My CV (I’m not getting involved in that other debate) includes “A.M. in Public Policy Studies” and I have to be oh so careful to pay attention to that first “l” every time.
I would agree that unless it’s a possible variant, a misspelling should be grounds for immediate circular filing. Especially its/it’s, who’s/whose and there/their/they’re. (arg)
I’d overlook one typo, but not more, if the person is really good. It is hard to check your own work. But then I’d let them in on a trick: to check for typos read the document backwards. Then your brain won’t skip over words you know.
But then, I can’t even get a job as a proofreader right now, so who am I to talk?

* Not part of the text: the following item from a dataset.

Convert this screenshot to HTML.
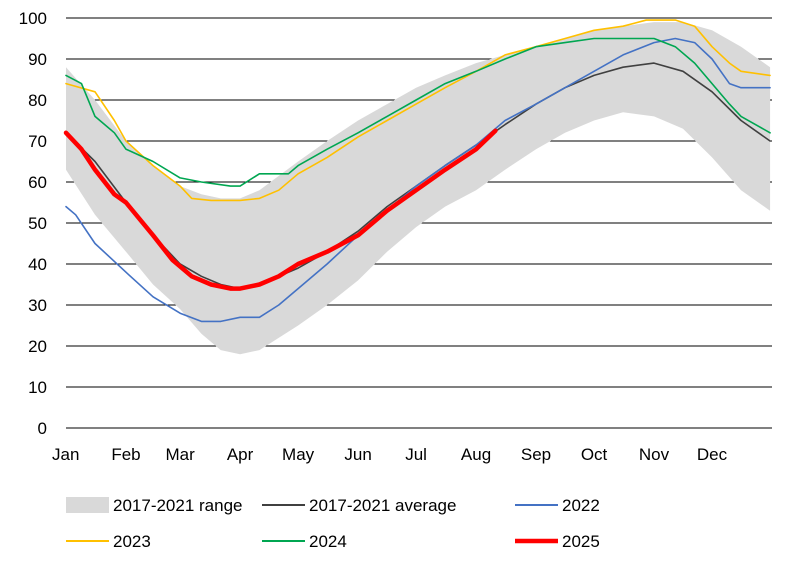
<!DOCTYPE html>
<html><head><meta charset="utf-8"><style>
body{margin:0;background:#fff;font-family:"Liberation Sans",sans-serif}
svg text{font-family:"Liberation Sans",sans-serif;font-size:17px;fill:#000}
</style></head><body>
<svg id="chart" width="796" height="569" xmlns="http://www.w3.org/2000/svg">
<g id="grid"></g><g id="series"></g><g id="axes"></g><g id="legend"></g>
</svg>
<script>
const months=["Jan","Feb","Mar","Apr","May","Jun","Jul","Aug","Sep","Oct","Nov","Dec"];
const monthDays=[0,31,59,90,120,151,181,212,243,273,304,334];
const yTicks=[0,10,20,30,40,50,60,70,80,90,100];
const rangeDays=[0,15,31,45,59,70,80,90,100,120,135,151,166,181,196,212,227,243,258,273,288,304,319,334,349,364];
const rangeUpper=[88,80,70,64,59,57,56,56,58,65,70,75,79,83,86,89,91,93,95,97,98,99,99,97,93,88];
const rangeLower=[63,52,43,35,29,23,19,18,19,25,30,36,43,49,54,58,63,68,72,75,77,76,73,66,58,53];
const avgDays=[0,15,31,45,59,70,80,90,100,120,135,151,166,181,196,212,227,243,258,273,288,304,319,334,349,364];
const avgVals=[72,65,55,47,40,37,35,34,35,39,43,48,54,59,64,69,74,79,83,86,88,89,87,82,75,70];
const d2025=[0,8,15,25,31,45,55,65,75,85,90,100,110,120,135,151,166,181,196,212,222];
const v2025=[72,68,63,57,55,47,41,37,35,34,34,35,37,40,43,47,53,58,63,68,72.5];
const d2022=[0,5,15,31,45,59,70,80,90,100,110,120,135,151,166,181,196,212,227,243,258,273,288,304,315,325,334,343,349,364];
const v2022=[54,52,45,38,32,28,26,26,27,27,30,34,40,47,53,59,64,69,75,79,83,87,91,94,95,94,90,84,83,83];
const d2023=[0,15,25,31,45,59,65,75,85,90,100,110,120,135,151,166,181,196,212,227,243,258,273,288,300,315,325,334,343,349,364];
const v2023=[84,82,75,70,64,59,56,55.5,55.5,55.5,56,58,62,66,71,75,79,83,87,91,93,95,97,98,99.5,99.5,98,93,89,87,86];
const d2024=[0,8,15,25,31,45,59,70,85,90,100,110,115,120,135,151,166,181,196,212,227,243,258,273,288,304,315,325,334,343,349,364];
const v2024=[86,84,76,72,68,65,61,60,59,59,62,62,62,64,68,72,76,80,84,87,90,93,94,95,95,95,93,89,84,79,76,72];
const X0=66,X1=772,Y0=428,Y100=18;
const xs=d=>X0+d*(X1-X0)/365, ys=v=>Y0-v*(Y0-Y100)/100;
const NS="http://www.w3.org/2000/svg";
function mk(tag,attrs,parent){const e=document.createElementNS(NS,tag);for(const k in attrs)e.setAttribute(k,attrs[k]);parent.appendChild(e);return e;}
const grid=document.getElementById('grid'),ser=document.getElementById('series'),ax=document.getElementById('axes'),lg=document.getElementById('legend');
yTicks.forEach(t=>{
 if(t>0){const l=mk('line',{x1:X0,x2:X1,y1:ys(t),y2:ys(t),stroke:'#000','stroke-width':1},grid);
 
 }
 const tx=mk('text',{x:47,y:ys(t)+6,'text-anchor':'end'},ax);tx.textContent=t;
 
 
});
months.forEach((m,i)=>{const tx=mk('text',{x:xs(monthDays[i]),y:460,'text-anchor':i==0?'start':'middle'},ax);tx.textContent=m;
 if(i==0)tx.setAttribute('x',X0-14);
 
 });
const base=mk('line',{x1:X0,x2:X1,y1:Y0,y2:Y0,stroke:'#000','stroke-width':1},ax);


let pts=rangeDays.map((d,i)=>xs(d)+','+ys(rangeUpper[i]));
pts=pts.concat(rangeDays.map((d,i)=>xs(d)+','+ys(rangeLower[i])).reverse());
const band=mk('polygon',{points:pts.join(' '),fill:'#d9d9d9'},ser);


function line(days,vals,color,w,name){const p=mk('polyline',{points:days.map((d,i)=>xs(d)+','+ys(vals[i])).join(' '),fill:'none',stroke:color,'stroke-width':w,'stroke-linejoin':'round','stroke-linecap':'round'},ser);
 
 }
line(avgDays,avgVals,'#404040',1.6,'line-average');
line(d2022,v2022,'#4472c4',1.6,'line-2022');
line(d2023,v2023,'#ffc000',1.6,'line-2023');
line(d2024,v2024,'#00a651',1.6,'line-2024');
line(d2025,v2025,'#ff0000',4.5,'line-2025');
const L=[["2017-2021 range",66,505,'band','#d9d9d9'],["2017-2021 average",262,505,2,'#404040'],["2022",515,505,2,'#4472c4'],["2023",66,541,2,'#ffc000'],["2024",262,541,2,'#00a651'],["2025",515,541,4.5,'#ff0000']];
L.forEach(([t,x,y,w,c])=>{
 const g=mk('g',{},lg);
 
 
 if(w==='band')mk('rect',{x:x,y:y-8,width:43,height:16,fill:c},g);
 else mk('line',{x1:x,x2:x+43,y1:y,y2:y,stroke:c,'stroke-width':w},g);
 const tx=mk('text',{x:x+47,y:y+6},g);tx.textContent=t;
});
</script>
</body></html>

Anecdote follows, feel free to ignore.
I edited essays for my friends while I was in university, and came across an interesting mistake that can only happen with computers. I noticed that my friend had spelled her last name incorrectly. I assumed it was a typo, and showed it to her. She replied, “But my spell-checker didn’t catch it.”
Investigation proved that she had entered it into her dictionary incorrectly, and had just hit ‘change’ every time it came up.
Will this person physically be in the office working or (since it is a freelance job) will he/she be working from home via computer/e-mail/fax?
Yeah, what she said. I’d be interested in hearing more about the job if it’s a telecommuting, on-your-own-time kind of thing. And I guarantee that my résumé doesn’t have any typos on it.